Monday's pullback put the S&P 500 down roughly 8% this month, on pace for its worst monthly performance since March 2020. The rout this year initially centered around the Nasdaq and technology stocks with investors rotating out of shares whose valuations look less attractive as rates rise.

However, lackluster earnings reports and geopolitical tensions have caused the selling to spread across equity markets. Even with the late-day comeback, Monday's sell-off was broad-based with just 4 names in the Dow trading positively. Visa was the top decliner on the Dow with a more than 3% loss. Signature Bank led losses on the S&P 500, falling more than 6%.

The CBOE Volatility Index (VIX), known on Wall Street as the market's "fear gauge," hit its highest level since November 2020, surpassing the 38 level at its intraday highs.
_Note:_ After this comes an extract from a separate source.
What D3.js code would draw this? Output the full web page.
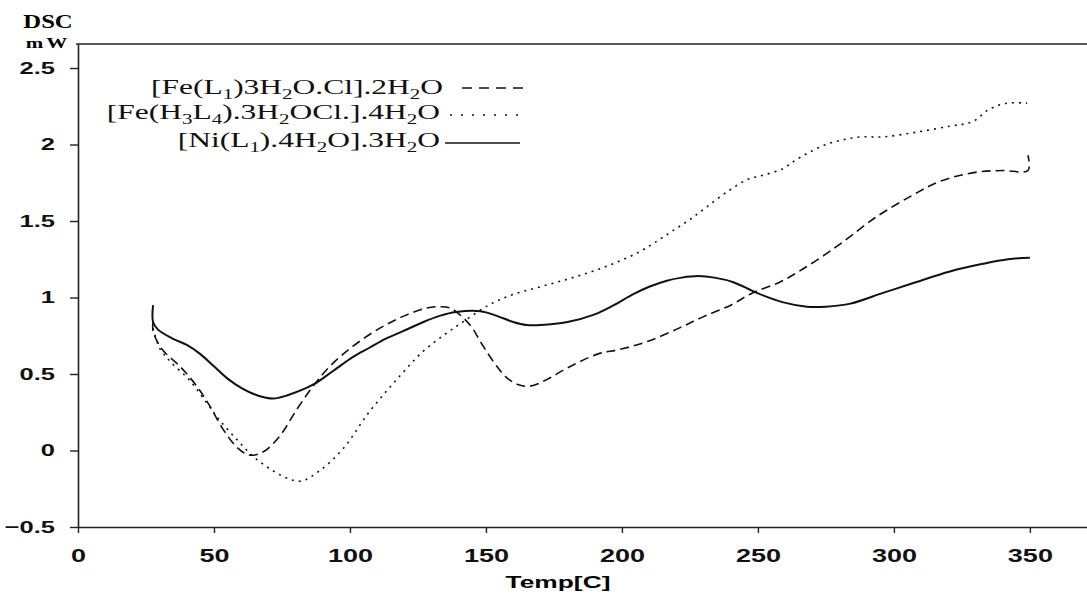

The market action Monday followed a brutal week on Wall Street in the face of mixed company earnings and worries about rising interest rates.

The fourth-quarter earnings season has been a mixed bag. While more than 74% of S&P 500 companies that have reported results have topped Wall Street estimates, a couple of key firms let down investors last week, like Netflix and Goldman Sachs.

Investors are eyeing the Fed's policy meeting, which wraps up on Wednesday. Market participants will be looking for any signals on how much the central bank will raise interest rates this year and when it will start.

"The greatest fear is how the Fed reacts and keeps this balancing act," Ann Miletti, head of active equity at Allspring Global Investments, told CNBC's "Squawk on the Street" on Monday. "There's going to be a lot of turbulence as we march through these next couple of months."

The Federal Open Market Committee, which sets interest rates, is meeting with expectations that it will not act at the January meeting but will tee up the first of multiple rate hikes starting in March. In addition, the Fed is expected to wrap up its monthly asset purchase program that same month.

At his post-meeting news conference, Chairman Jerome Powell also could signal when the Fed will start to unwind its mammoth balance sheet.

Goldman Sachs said over the weekend that it sees risks rising that the Fed could enact even more than the four quarter-percentage-point hikes that the market has priced in for this year. The firm also said the Fed might start running off the nearly $9 trillion in assets it is holding in July.

Investors also monitored geopolitical tensions as Russia built up its military presence at the Ukrainian border. President Joe Biden is set to speak with European leaders Monday amid fears of a possible Russian invasion of Ukraine.